**WRITTEN INSTRUCTION**:
Using the data below, return word for word every line from the one holding "Write the matplotlib code for this chart." down to the one holding "yticks = [-6, -4, -2, 0, 2]". Leave pictures out.

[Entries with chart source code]
========
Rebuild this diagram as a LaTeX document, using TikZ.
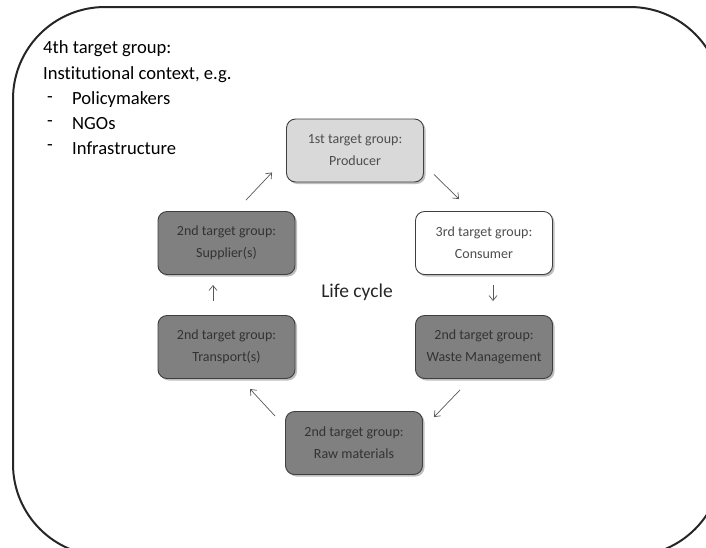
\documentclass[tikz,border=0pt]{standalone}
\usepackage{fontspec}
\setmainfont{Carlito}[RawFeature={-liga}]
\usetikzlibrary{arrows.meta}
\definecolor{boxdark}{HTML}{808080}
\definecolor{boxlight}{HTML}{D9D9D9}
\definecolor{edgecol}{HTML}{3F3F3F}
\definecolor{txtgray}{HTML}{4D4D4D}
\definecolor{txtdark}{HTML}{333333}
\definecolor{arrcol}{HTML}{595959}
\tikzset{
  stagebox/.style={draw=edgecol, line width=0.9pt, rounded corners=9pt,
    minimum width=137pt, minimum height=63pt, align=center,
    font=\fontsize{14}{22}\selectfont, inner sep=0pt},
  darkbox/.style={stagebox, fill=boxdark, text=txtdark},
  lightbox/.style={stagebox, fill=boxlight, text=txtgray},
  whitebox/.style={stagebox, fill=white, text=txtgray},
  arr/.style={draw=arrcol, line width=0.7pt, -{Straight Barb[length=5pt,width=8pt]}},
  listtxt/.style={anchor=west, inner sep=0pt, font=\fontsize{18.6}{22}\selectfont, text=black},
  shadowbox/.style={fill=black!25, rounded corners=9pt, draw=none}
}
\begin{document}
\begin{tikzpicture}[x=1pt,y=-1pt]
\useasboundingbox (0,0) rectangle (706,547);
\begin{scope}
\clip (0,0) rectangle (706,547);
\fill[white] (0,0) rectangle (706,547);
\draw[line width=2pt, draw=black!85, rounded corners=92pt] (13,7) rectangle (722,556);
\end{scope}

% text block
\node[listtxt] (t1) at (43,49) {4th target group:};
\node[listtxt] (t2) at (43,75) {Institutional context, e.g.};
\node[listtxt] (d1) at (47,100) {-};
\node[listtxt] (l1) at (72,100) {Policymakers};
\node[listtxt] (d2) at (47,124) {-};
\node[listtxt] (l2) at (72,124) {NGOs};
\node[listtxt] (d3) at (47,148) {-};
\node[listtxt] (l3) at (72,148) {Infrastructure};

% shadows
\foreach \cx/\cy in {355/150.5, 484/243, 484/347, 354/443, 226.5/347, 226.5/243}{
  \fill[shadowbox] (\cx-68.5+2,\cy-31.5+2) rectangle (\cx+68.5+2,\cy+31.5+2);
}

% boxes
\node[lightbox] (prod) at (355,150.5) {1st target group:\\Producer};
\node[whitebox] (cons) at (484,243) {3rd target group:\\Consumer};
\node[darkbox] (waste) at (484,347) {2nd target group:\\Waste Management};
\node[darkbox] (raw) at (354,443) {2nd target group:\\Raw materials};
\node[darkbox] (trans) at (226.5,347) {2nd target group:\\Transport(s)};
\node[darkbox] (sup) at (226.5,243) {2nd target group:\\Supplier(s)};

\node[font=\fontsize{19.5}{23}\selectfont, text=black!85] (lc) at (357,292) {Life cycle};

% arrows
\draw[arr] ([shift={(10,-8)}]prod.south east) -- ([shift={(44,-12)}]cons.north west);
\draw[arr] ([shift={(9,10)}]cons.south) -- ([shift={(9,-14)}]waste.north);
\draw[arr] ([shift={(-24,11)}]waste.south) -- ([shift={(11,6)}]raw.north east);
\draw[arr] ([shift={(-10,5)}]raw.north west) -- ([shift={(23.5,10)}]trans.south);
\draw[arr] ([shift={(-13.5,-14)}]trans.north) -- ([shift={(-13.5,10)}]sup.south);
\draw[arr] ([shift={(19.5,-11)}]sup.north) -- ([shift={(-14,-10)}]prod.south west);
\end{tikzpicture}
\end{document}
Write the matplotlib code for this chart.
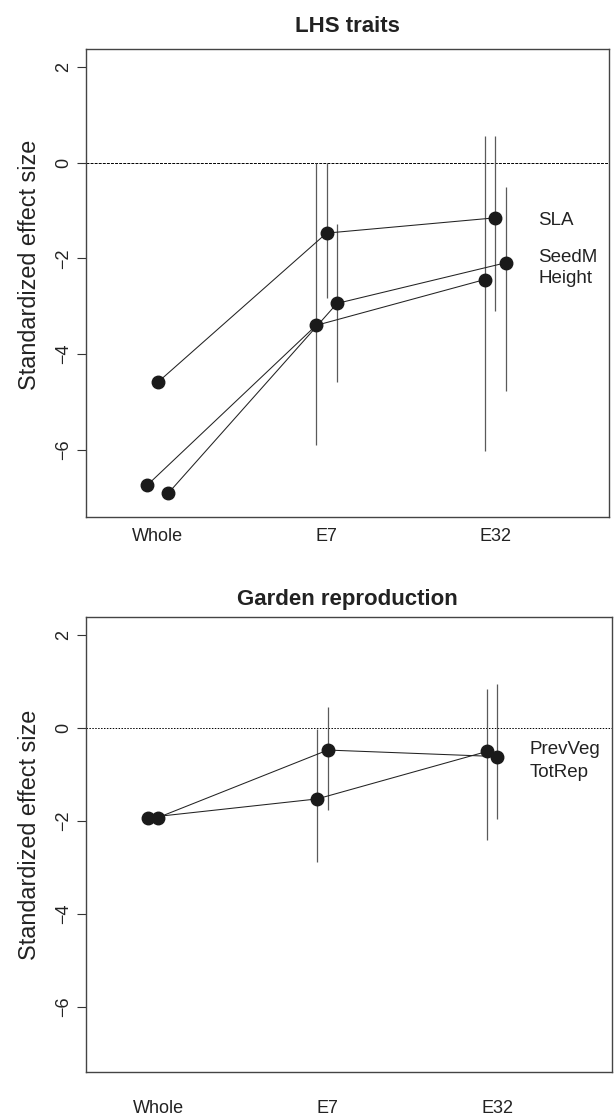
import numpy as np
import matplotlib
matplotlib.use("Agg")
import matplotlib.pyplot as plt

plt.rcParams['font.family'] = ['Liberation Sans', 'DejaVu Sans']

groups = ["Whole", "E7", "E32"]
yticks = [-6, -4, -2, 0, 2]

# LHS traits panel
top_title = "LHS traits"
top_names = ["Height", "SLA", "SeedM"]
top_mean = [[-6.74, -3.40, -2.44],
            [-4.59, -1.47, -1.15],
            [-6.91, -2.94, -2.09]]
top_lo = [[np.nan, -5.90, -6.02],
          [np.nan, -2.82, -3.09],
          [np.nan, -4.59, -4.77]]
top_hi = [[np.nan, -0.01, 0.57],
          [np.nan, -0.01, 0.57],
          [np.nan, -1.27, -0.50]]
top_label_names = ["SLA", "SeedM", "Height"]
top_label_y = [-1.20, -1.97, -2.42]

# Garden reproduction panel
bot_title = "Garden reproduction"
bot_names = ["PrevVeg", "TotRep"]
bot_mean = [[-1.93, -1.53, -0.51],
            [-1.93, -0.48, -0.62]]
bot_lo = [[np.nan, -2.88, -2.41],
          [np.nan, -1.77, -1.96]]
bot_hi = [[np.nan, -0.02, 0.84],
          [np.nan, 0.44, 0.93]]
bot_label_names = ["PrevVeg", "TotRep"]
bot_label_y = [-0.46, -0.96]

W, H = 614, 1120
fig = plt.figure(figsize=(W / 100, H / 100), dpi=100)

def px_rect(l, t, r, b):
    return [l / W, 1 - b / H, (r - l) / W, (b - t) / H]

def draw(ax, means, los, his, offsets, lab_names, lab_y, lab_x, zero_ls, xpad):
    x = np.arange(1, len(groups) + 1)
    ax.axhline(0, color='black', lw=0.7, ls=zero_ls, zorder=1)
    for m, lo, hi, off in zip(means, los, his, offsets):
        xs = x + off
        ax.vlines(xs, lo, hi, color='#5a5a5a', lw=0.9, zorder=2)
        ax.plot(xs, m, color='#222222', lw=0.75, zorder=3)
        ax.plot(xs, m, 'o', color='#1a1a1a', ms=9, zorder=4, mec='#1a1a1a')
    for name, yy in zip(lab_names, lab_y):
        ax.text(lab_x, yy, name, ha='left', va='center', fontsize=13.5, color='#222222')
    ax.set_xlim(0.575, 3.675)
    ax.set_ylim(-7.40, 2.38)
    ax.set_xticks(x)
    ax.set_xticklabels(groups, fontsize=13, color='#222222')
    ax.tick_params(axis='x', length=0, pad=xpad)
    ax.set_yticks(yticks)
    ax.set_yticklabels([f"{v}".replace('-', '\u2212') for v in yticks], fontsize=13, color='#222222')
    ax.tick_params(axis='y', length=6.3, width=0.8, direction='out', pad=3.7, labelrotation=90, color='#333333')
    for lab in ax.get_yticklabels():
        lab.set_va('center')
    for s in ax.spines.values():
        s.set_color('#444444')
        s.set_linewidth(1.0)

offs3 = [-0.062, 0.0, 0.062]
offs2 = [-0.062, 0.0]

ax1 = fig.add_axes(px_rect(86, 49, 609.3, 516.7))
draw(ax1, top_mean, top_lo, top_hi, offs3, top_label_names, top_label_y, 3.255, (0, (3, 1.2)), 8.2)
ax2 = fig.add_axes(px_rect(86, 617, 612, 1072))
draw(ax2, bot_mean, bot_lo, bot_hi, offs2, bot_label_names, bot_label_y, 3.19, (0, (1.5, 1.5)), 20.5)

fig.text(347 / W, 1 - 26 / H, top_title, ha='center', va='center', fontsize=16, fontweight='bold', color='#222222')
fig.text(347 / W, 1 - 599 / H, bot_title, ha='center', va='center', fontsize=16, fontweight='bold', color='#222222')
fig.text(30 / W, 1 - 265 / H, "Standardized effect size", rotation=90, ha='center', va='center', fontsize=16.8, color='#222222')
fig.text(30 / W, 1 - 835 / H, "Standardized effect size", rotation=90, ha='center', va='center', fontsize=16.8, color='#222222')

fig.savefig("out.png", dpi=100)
========
**ANSWER IN FULL**:
Write the matplotlib code for this chart.
import numpy as np
import matplotlib
matplotlib.use("Agg")
import matplotlib.pyplot as plt

plt.rcParams['font.family'] = ['Liberation Sans', 'DejaVu Sans']

groups = ["Whole", "E7", "E32"]
yticks = [-6, -4, -2, 0, 2]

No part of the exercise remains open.